Taking eight weeks to plan and create, the sensory space began with shopping for plants and seeds and consulting with the residents to create a vision for the space.
Tsafir Gryman, who is the maintenance man responsible for the garden, says: “We always wanted to include scented and edible plants because they have a positive effect on the body, mind and home. There’s something satisfying about nurturing a plant and our residents have been involved with the whole process from beginning to end. We actively encourage our residents to have a hands-on attitude to dig in and get their hands dirty because that is part of the fun!”
The 19 bed home, registered to care for older people and those living with dementia, was awarded four ‘outstanding’ stars for being well-led, responsive, caring and effective in May this year and the new facility demonstrates an ongoing commitment to quality care.
Malden House is proud to use sensory stimulation as a type of therapy for those living with dementia. This method of care encourages residents to engage in activities that stimulate the senses such as taste, sound, smell, touch and sight.
The goal is to encourage residents and guests to have an emotional reaction, so they can benefit from the sensory experiences and environment around them, including:
spatial awareness: the design and layout aim to heighten a person’s awareness of what is around them with items of different colours, shapes and sizes
positive plants: ‘Lavender Alley’ is a special area with therapeutic properties and the herb garden provokes fond memories of cooking - some are used to prepare and flavour meals at the home
vsiting wildlife: the bird feeder bird and watch area and bug village encourage insects and wildlife such as bees, butterflies and insects to form a part of the natural habitat
accessible space: the sensory garden is wheelchair friendly with plants and items easily positioned for those who have restricted mobility
green house activity: growing flowers, seeds, vegetables, wild flower seeds are nurtured by the residents
productive props: the garden includes a bike, a nautical coloured beach hut and a small row boat to encourage memories of beach holidays and general conversation
wine garden: a few years ago, the care home decided to plant grape trees that have come to fruition in time for the sensory garden to be opened.
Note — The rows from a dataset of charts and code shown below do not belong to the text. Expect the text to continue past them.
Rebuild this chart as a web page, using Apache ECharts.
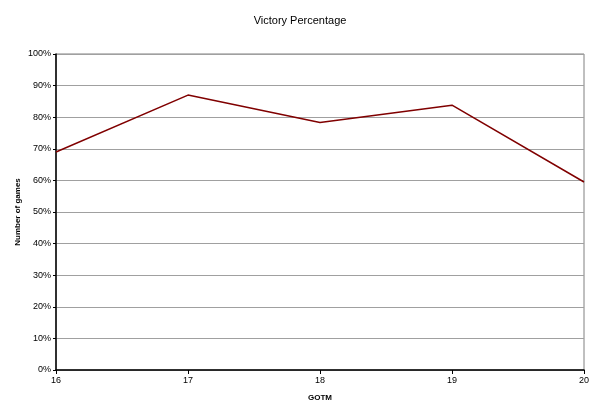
<!DOCTYPE html>
<html>
<head>
<meta charset="utf-8">
<script src="https://cdn.jsdelivr.net/npm/echarts@6/dist/echarts.min.js"></script>
<style>
  html, body { margin: 0; padding: 0; background: #fff; }
  #chart { width: 600px; height: 416px; }
</style>
</head>
<body>
<div id="chart"></div>
<script>
// GOTM numbers on the x axis
var gotm = ['16', '17', '18', '19', '20']
// victory percentage per GOTM
var victoryPct = [69, 87, 78.3, 83.8, 59.5]

var chart = echarts.init(document.getElementById('chart'))
chart.setOption({
  backgroundColor: '#fff',
  textStyle: { fontFamily: 'Liberation Sans, Arial, sans-serif' },
  title: {
    text: 'Victory Percentage',
    left: 'center',
    top: 10,
    textStyle: { fontSize: 11, fontWeight: 'normal', color: '#000' }
  },
  grid: {
    left: 56,
    right: 16,
    top: 54,
    bottom: 46,
    show: true,
    borderColor: '#808080',
    borderWidth: 1
  },
  xAxis: {
    type: 'category',
    data: gotm,
    boundaryGap: false,
    name: 'GOTM',
    nameLocation: 'middle',
    nameGap: 24,
    nameTextStyle: { fontSize: 8, fontWeight: 'bold', color: '#000' },
    axisLine: { lineStyle: { color: '#000', width: 1.5 } },
    axisTick: { length: 4, lineStyle: { color: '#000' } },
    axisLabel: { fontSize: 9, color: '#000', margin: 6 }
  },
  yAxis: {
    type: 'value',
    min: 0,
    max: 100,
    interval: 10,
    name: 'Number of games',
    nameLocation: 'middle',
    nameGap: 34,
    nameMoveOverlap: false,
    nameTextStyle: { fontSize: 8, fontWeight: 'bold', color: '#000' },
    axisLine: { show: true, lineStyle: { color: '#000', width: 1.5 } },
    axisTick: { show: true, length: 3, lineStyle: { color: '#000' } },
    axisLabel: { fontSize: 9, color: '#000', margin: 5, formatter: '{value}%' },
    splitLine: { lineStyle: { color: '#a0a0a0', width: 1 } }
  },
  series: [
    {
      type: 'line',
      data: victoryPct,
      symbol: 'none',
      lineStyle: { color: '#800000', width: 1.5 },
      animation: false
    }
  ]
})
</script>
</body>
</html>
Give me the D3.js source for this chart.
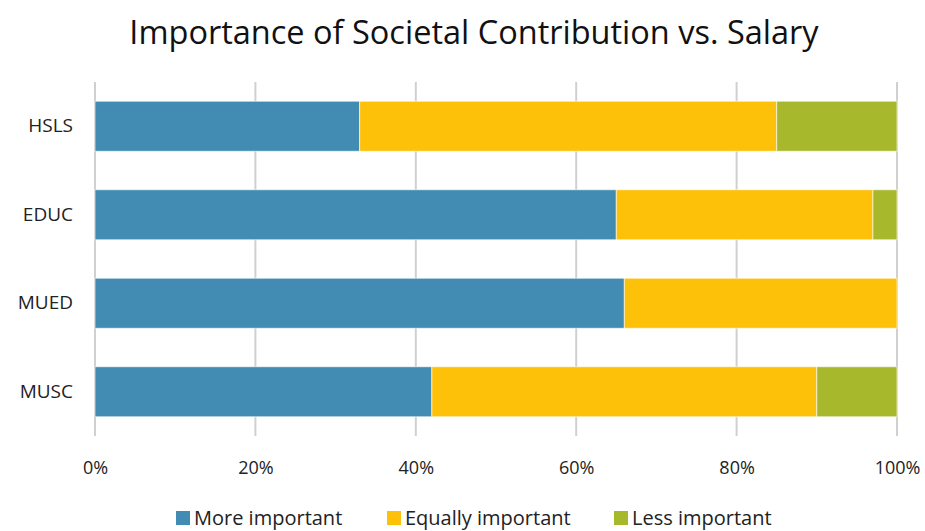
<!DOCTYPE html>
<html>
<head>
<meta charset="utf-8">
<script src="https://cdn.jsdelivr.net/npm/d3@7"></script>
<style>
  html, body { margin: 0; padding: 0; background: #fff; }
  svg { display: block; font-family: "Open Sans", "Noto Sans", sans-serif; }
</style>
</head>
<body>
<svg id="chart" width="925" height="531"></svg>
<script>
// Survey groups, top to bottom
const categories = ["HSLS", "EDUC", "MUED", "MUSC"];
// Share of respondents (%) per response
const moreImportant    = [33, 65, 66, 42];
const equallyImportant = [52, 32, 34, 48];
const lessImportant    = [15, 3, 0, 10];
const seriesNames = ["More important", "Equally important", "Less important"];
const seriesColors = ["#428bb3", "#fdc10a", "#a8b82c"];
const tickValues = [0, 20, 40, 60, 80, 100];

const svg = d3.select("#chart");
const margin = { top: 82, right: 28, bottom: 95, left: 95 };
const W = 925, H = 531;
const innerW = W - margin.left - margin.right;
const innerH = H - margin.top - margin.bottom;

const rows = categories.map((c, i) => ({
  category: c,
  "More important": moreImportant[i],
  "Equally important": equallyImportant[i],
  "Less important": lessImportant[i]
}));
const stacked = d3.stack().keys(seriesNames)(rows);

const x = d3.scaleLinear().domain([0, 100]).range([0, innerW]);
const y = d3.scaleBand().domain(categories).range([0, innerH]).paddingInner(0.435).paddingOuter(0.2175);
const color = d3.scaleOrdinal().domain(seriesNames).range(seriesColors);

// Title
svg.append("text")
  .attr("x", 474).attr("y", 44)
  .attr("text-anchor", "middle")
  .attr("font-size", 32.5)
  .attr("fill", "#111")
  .text("Importance of Societal Contribution vs. Salary");

const g = svg.append("g").attr("transform", `translate(${margin.left},${margin.top})`);

// Vertical gridlines
g.append("g").selectAll("line").data(tickValues).join("line")
  .attr("x1", d => x(d)).attr("x2", d => x(d))
  .attr("y1", 0).attr("y2", innerH)
  .attr("stroke", "#d0d0d0").attr("stroke-width", 2);

// Stacked bars
g.append("g").selectAll("g").data(stacked).join("g")
  .attr("fill", d => color(d.key))
  .selectAll("rect").data(d => d.filter(p => p[1] - p[0] > 0)).join("rect")
  .attr("x", d => x(d[0]))
  .attr("y", d => y(d.data.category))
  .attr("width", d => x(d[1]) - x(d[0]))
  .attr("height", y.bandwidth())
  .attr("stroke", "rgba(255,255,255,0.6)")
  .attr("stroke-width", 1);

// X axis labels
const xAxis = d3.axisBottom(x).tickValues(tickValues).tickFormat(d => d + "%").tickSize(0).tickPadding(25);
const xa = g.append("g").attr("transform", `translate(0,${innerH})`).call(xAxis);
xa.select(".domain").remove();
xa.selectAll("text").attr("font-size", 18).attr("fill", "#222").attr("font-family", "\"Open Sans\", sans-serif");

// Y axis labels
const yAxis = d3.axisLeft(y).tickSize(0).tickPadding(22);
const ya = g.append("g").call(yAxis);
ya.select(".domain").remove();
ya.selectAll("text").attr("font-size", 19).attr("fill", "#222").attr("font-family", "\"Open Sans\", sans-serif");

// Legend
const legendX = [176, 387, 614];
const legend = svg.append("g").selectAll("g").data(seriesNames).join("g")
  .attr("transform", (d, i) => `translate(${legendX[i]},511)`);
legend.append("rect").attr("width", 14).attr("height", 14).attr("fill", d => color(d));
legend.append("text")
  .attr("x", 18).attr("y", 7).attr("dy", "0.35em")
  .attr("font-size", 20).attr("fill", "#222")
  .text(d => d);
</script>
</body>
</html>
The residents find this amusing and have suggested they should make their own wine
the craft cross – this is where arts and craft creations are displayed. At present there are beautiful hand painted pebbles, glass balloons and brightly coloured mushrooms to provide visual motivation and interest.
Registered manager, Agnieszka Orlowska, comments: "From the moment our residents step in to the garden, we want to take them on a journey of the senses - to touch, taste, smell, hear and see all the wonderful things around them. We put a lot of thought into choosing items that will promote talking points of interest, to create funny moments, laughter, memories and new special times with families when they visit.
"Our garden is great for all ages, especially the grand children that visit so it will help the two generations to explore the sensory space together. I am very proud of the whole team because they have all contributed to this achievement to provide care, comfort and companionship in an environment that is safe and happy for all."